The Importance of Training in Each Stage of the Employee Lifecycle
Every job position should be viewed in its entirety, from the hiring process to retirement (or resignation/firing). Organizations must provide the circumstances and resources necessary to develop the knowledge, skills, and abilities of their employees every step of the way. This point of view helps organizations set their employees up for success, and has the added benefit of improving employee retention and engagement.
The Employee LifeCycle
The employee lifecycle is an ongoing process that starts and ends with competent employees in your organization. Training, in one form or another, is essential for every aspect of this lifecycle. Unfortunately, too many organizations view training as isolated events or particular sets of educational materials that are designed with a specific learning goal in mind.
To be most effective, however, your L&D programs need to be re-conceptualized as a continuous process of exploration, discovery, and development, that leads to learning throughout the entire employee lifecycle. Let’s take a look at each stage of this lifecycle, and how training and development can contribute to the success of each one.
Stage 1: Outreach & Pre-Employment
In the outreach and pre-employment stage, training and development can take the following forms:
- Helping candidates understand the 3 R’s of employment: roles, responsibilities, and risks. This can be accomplished through realistic job previews and online simulations of on-the-job experiences.
- Offering internships and pre-employment training.
- Posting job descriptions, along with the company’s mission, vision, and core values on the company’s external website.
Pre-employment orientation and training can be effectively delivered through eLearning, which does not require candidates to physically visit the organization’s facilities. Another key to effective outreach and pre-employment is to involve organizational experts and other stakeholders, who can use their knowledge and expertise to guide the development process.
Stage 2: Recruitment
Once suitable candidates have been located that align with an organization’s vision, mission, and culture, a more specific recruitment process needs to take place. This is all part of your talent management effort, which involves:
- Developing behavior and competency-based interview questions.
- Preparing up-to-date and detailed job descriptions that capture relevant competencies and skills required for specific jobs and/or organizational practices
Effective recruitment will set up potential employees for quick assimilation into their new roles since they will know exactly what to expect.
Stage 3: On-Boarding
On-boarding is far more than merely conducting an employee orientation. It is an entire process by which new employees acquire the skills, knowledge, and behaviors that will permit them to become effective contributors within an organization.

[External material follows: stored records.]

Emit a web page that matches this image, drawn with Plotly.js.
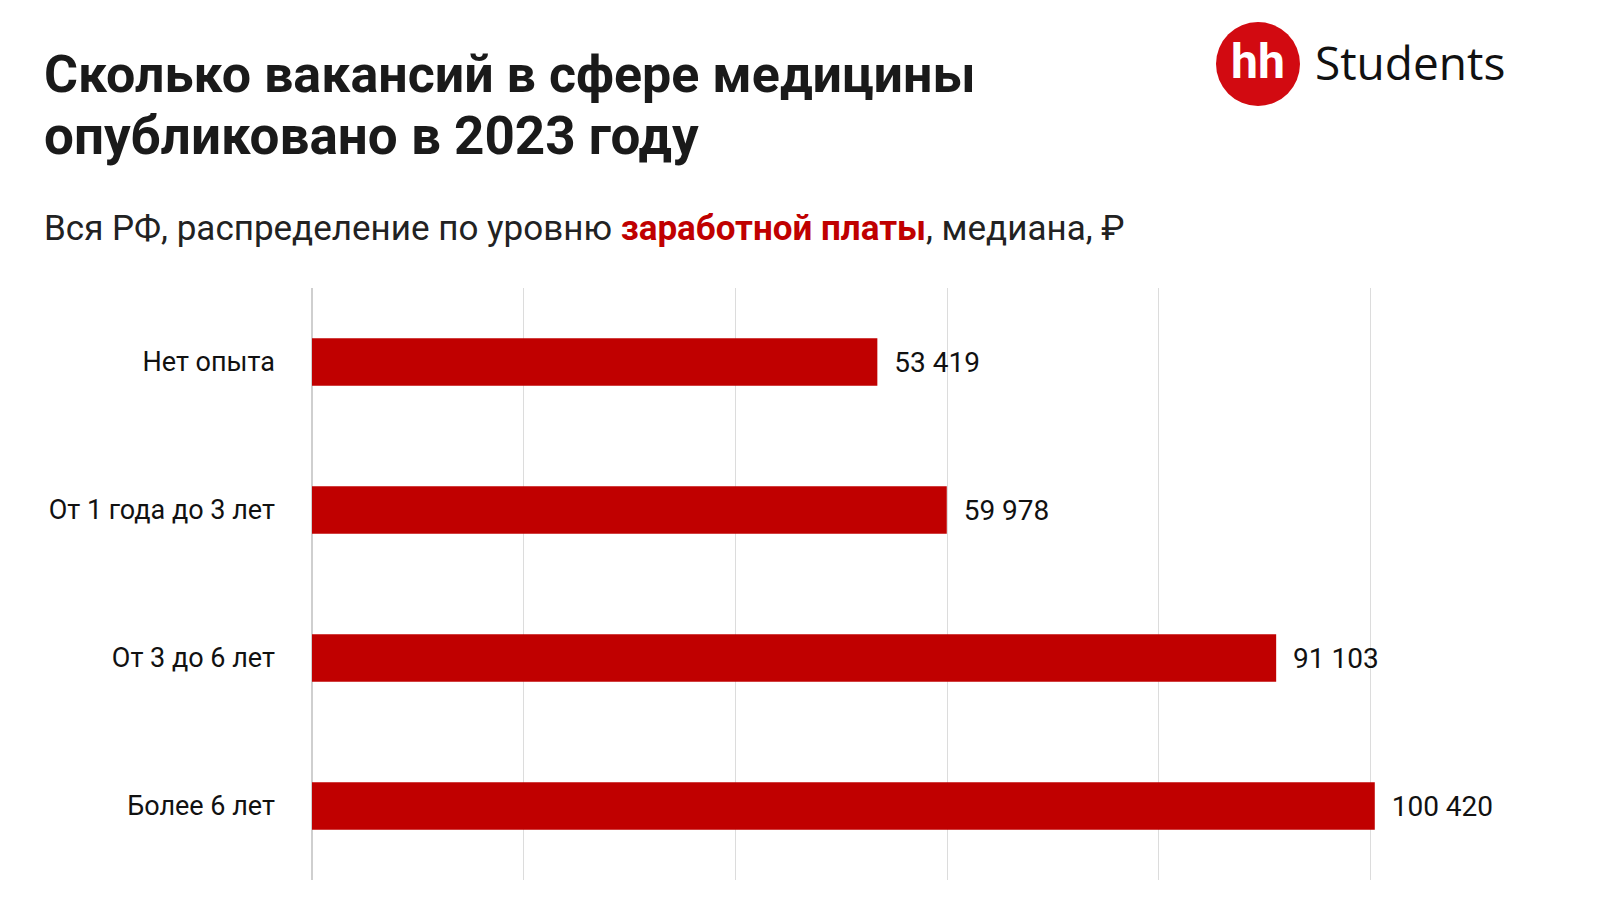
<!DOCTYPE html>
<html>
<head>
<meta charset="utf-8">
<script src="https://cdn.plot.ly/plotly-3.0.1.min.js"></script>
<style>html,body{margin:0;padding:0;background:#fff;}#chart{width:1600px;height:900px;}</style>
</head>
<body>
<div id="chart"></div>
<script>
const categories = ["Нет опыта", "От 1 года до 3 лет", "От 3 до 6 лет", "Более 6 лет"];
const salaries = [53419, 59978, 91103, 100420];
const titleLines = ["Сколько вакансий в сфере медицины", "опубликовано в 2023 году"];
const subtitleText = 'Вся РФ, распределение по уровню <span style="color:#c00000"><b>заработной платы</b></span>, медиана, ₽';

const mainFont = "Roboto, Liberation Sans, sans-serif";
const L = 312, R = 18, T = 288, B = 20, W = 1600, H = 900;
const pw = W - L - R, ph = H - T - B;
const px = x => (x - L) / pw;
const py = y => (H - B - y) / ph;

const trace = {
  type: "bar",
  orientation: "h",
  y: categories,
  x: salaries,
  marker: { color: "#c00000" },
  width: 0.32,
  texttemplate: "\u00a0\u00a0%{x:,}",
  textposition: "outside",
  constraintext: "none",
  cliponaxis: false,
  textfont: { family: mainFont, size: 28, color: "#111111" },
  hoverinfo: "skip"
};

const layout = {
  width: W, height: H,
  margin: { l: L, r: R, t: T, b: B },
  paper_bgcolor: "#ffffff",
  plot_bgcolor: "#ffffff",
  separators: ", ",
  showlegend: false,
  xaxis: {
    range: [0, 120000],
    dtick: 20000,
    showticklabels: false,
    showgrid: true,
    gridcolor: "#dcdcdc",
    gridwidth: 1,
    zeroline: true,
    zerolinecolor: "#cfcfcf",
    zerolinewidth: 1.5,
    showline: false,
    fixedrange: true
  },
  yaxis: {
    autorange: "reversed",
    showgrid: false,
    zeroline: false,
    showline: false,
    ticks: "",
    ticklabelstandoff: 36,
    tickfont: { family: mainFont, size: 27, color: "#111111" },
    fixedrange: true
  },
  annotations: [
    { text: "<b>" + titleLines[0] + "</b>", xref: "paper", yref: "paper", x: px(42), y: py(75), xanchor: "left", yanchor: "middle", showarrow: false, font: { family: mainFont, size: 52, color: "#1a1a1a" } },
    { text: "<b>" + titleLines[1] + "</b>", xref: "paper", yref: "paper", x: px(42), y: py(136), xanchor: "left", yanchor: "middle", showarrow: false, font: { family: mainFont, size: 53, color: "#1a1a1a" } },
    { text: subtitleText, xref: "paper", yref: "paper", x: px(42), y: py(228), xanchor: "left", yanchor: "middle", showarrow: false, font: { family: mainFont, size: 35, color: "#222222" } },
    { text: "<b>hh</b>", xref: "paper", yref: "paper", x: px(1258), y: py(62), xanchor: "center", yanchor: "middle", showarrow: false, font: { family: "Roboto, Liberation Sans, sans-serif", size: 48, color: "#ffffff" } },
    { text: "Students", xref: "paper", yref: "paper", x: px(1313), y: py(62), xanchor: "left", yanchor: "middle", showarrow: false, font: { family: "Open Sans, Noto Sans, sans-serif", size: 46, color: "#111111", weight: 500 } }
  ],
  shapes: [
    { type: "circle", xref: "paper", yref: "paper", xsizemode: "pixel", ysizemode: "pixel", xanchor: px(1258), yanchor: py(64), x0: -42, x1: 42, y0: -42, y1: 42, fillcolor: "#d20a11", line: { width: 0 }, layer: "above" }
  ]
};

Plotly.newPlot("chart", [trace], layout, { displayModeBar: false, staticPlot: true });
</script>
</body>
</html>
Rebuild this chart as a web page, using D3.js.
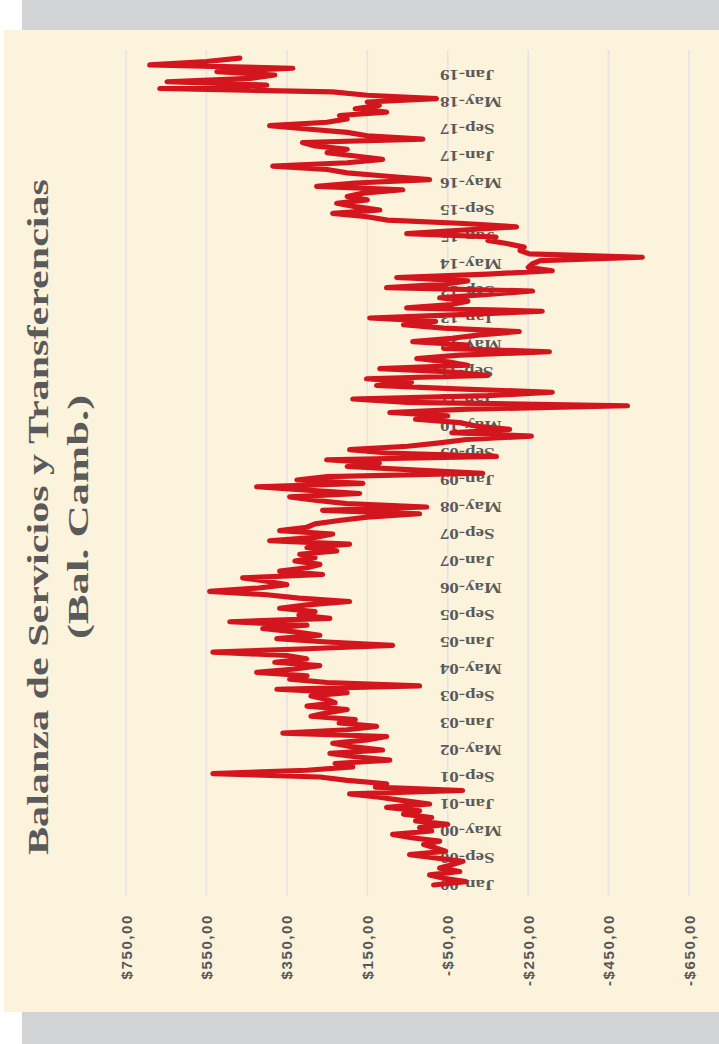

For successful on-boarding of employees, you will need:
- A formal onboarding framework
- Procedures in place that will ensure regular evaluation of onboarding effectiveness
- Oversight of the process, to ensure consistency of your onboarding and training programs
A recent study concluded that employees are 69% more likely to stay with a company for at least three years if they experience great on-boarding. It should start immediately, and provide new hires with multiple sources of information, as well as two-way communication with management.
Stage 4: Performance Management
Employees will continue to learn, develop, and grow throughout their tenure with your organization. So naturally, it’s important to provide them will tools and resources to support them. These include, but are not limited to:
- Performance goals, evaluations, and assessments
- High potential and high performer programs
- Rotational assignments
- Special projects
- Leadership eLearning development programs
- Mentoring programs
- Succession planning
- Recognition and awards
These activities all support your learning development program and will enhance retention. It is through these activities that companies can begin identifying where they are at risk for the loss of information and experience by identifying employees who possess the most critical knowledge.
Stage 5: Training & Development
Traditional training and development programs will always be an essential component of the employee lifecycle. Developing new skills and abilities, as well as updating existing knowledge will be continuously required just to keep pace with new developments in technology as well as new processes and procedures.
One exciting new development in the area of training and development is the advent of eLearning. This delivery method has freed organizations from the inaccurate belief that learning can only occur in classroom settings when it’s officially administered by Human Resources.
Some of the benefits of eLearning include:
- Consistent distribution of high-quality content
- Anytime, anywhere learning
- Learner-driven and just-in-time lessons
- Simulations, where completing tasks look like the real thing
- Immediate insights, assessments, and feedback
- Resource materials that are available at the point of trial and error
Stage 6: Offboarding
Off-boarding typically consists of exit interviews and evaluations. But before seasoned and experienced employees leave, it is important to put in place mechanisms where they can share or distribute their knowledge, skills, and behaviors with the employees who replace them. This process ultimately mitigates organizational knowledge loss and completes the employee lifecycle, with exiting employees contributing to the development of new employees.
With more and more baby boomers retiring and taking their expertise with them, it is important to systematically capture their knowledge and make it available to new hires. This process should become routine and easy because, without a systematic process to document changes and updates to job tasks, procedures, and processes, there will be no knowledge to transfer.
Continuous Organizational Knowledge
Acquiring and maintaining organizational knowledge is not something that has a beginning and an ending. It is a continuous process. That is why Learning and Development professionals must develop knowledge management strategies and tactics for each aspect of the employee lifecycle.